This is how your hair relaxer is slowing giving you cancer

Piece by: Grace Kerongo
Lifestyle

Some of the cosmetics Kenyan women use to straighten and dye their hair could be predisposing them to breast cancer.

The researcher who first reported the link in 2017 in the United States, Dr Adana Llanos, on Wednesday said a study on the most used cosmetics in Kenya is necessary.

Most hair chemicals in Kenya are imported, some from the US and the EU, but the majority from India and China, according to the Pharmacy and Poisons Board.

Llanos, an epidemiologist at the Rutgers School of Public Health in New Jersey, was the lead author in the groundbreaking 2017 study that reported how hair straighteners and dyes in the United States predisposed women to breast cancer.

The study, 'Hair product use and breast cancer risk among African American and White women,' was published in the Carcinogenesis, a medical journal published by the Oxford University Press.

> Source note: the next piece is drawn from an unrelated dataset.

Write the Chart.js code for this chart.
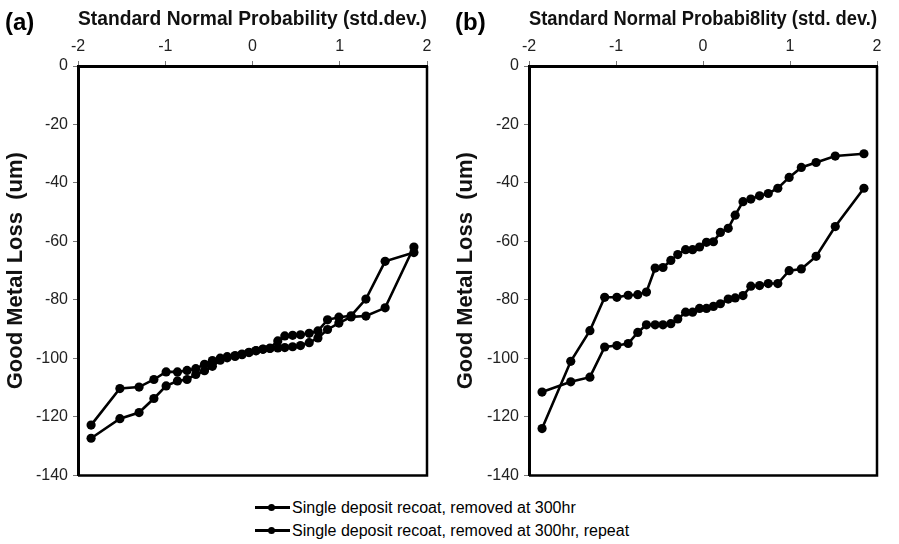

“There are some data to suggest these products contain endocrine-disrupting chemicals which are associated with some of these cancers,” Llanos said on Wednesday.

No major study in Kenya shows the number of women who regularly use hair relaxers and dyes, but one study suggested that 59 per cent do.

Llanos said this is a conservative figure since the prevalence is 94 per cent among black women in the United States and 80 per cent in Ghana.

“We focused on hair products but we need to consider other products like toothpaste and deodorants. They may contain harmful chemicals that we don’t even know are in the products,” she said.

Llanos is attending the tenth Kenya Medical Research Institute’s annual scientific and health conference in Nairobi.

“Women tend to use more products. A recent study suggested women use 20 products (cosmetics) per day and men only about six. Men are also affected by cancer caused by endocrine-disrupting products, so men could be affected as well,” she said.

The 2017 study included adult women from New York and New Jersey, surveyed from 2002 through 2008, who had been diagnosed with breast cancer, and women of similar age and race but without a history of cancer.

They were asked if they had ever used permanent hair dye at least twice a year for at least a year. The women were also asked if they had ever chemically relaxed or straightened their hair for at least a year.

The most striking results showed increased risk in black women who used dark hair dye and white women who used chemical relaxers.

“My hypothesis is that using these products is also associated with more aggressive tumours,” Llanos told the Star.

When the first study was published, Llanos cautioned that the study did not directly prove that hair products cause cancer.

"I probably wouldn’t go as far to say you should never dye your hair again," she said. "But I would just say be mindful and look at the ingredients. Maybe do a little more research."

She said they were going to work to determine which specific chemicals or brand name products may predispose women to a higher risk of breast cancer.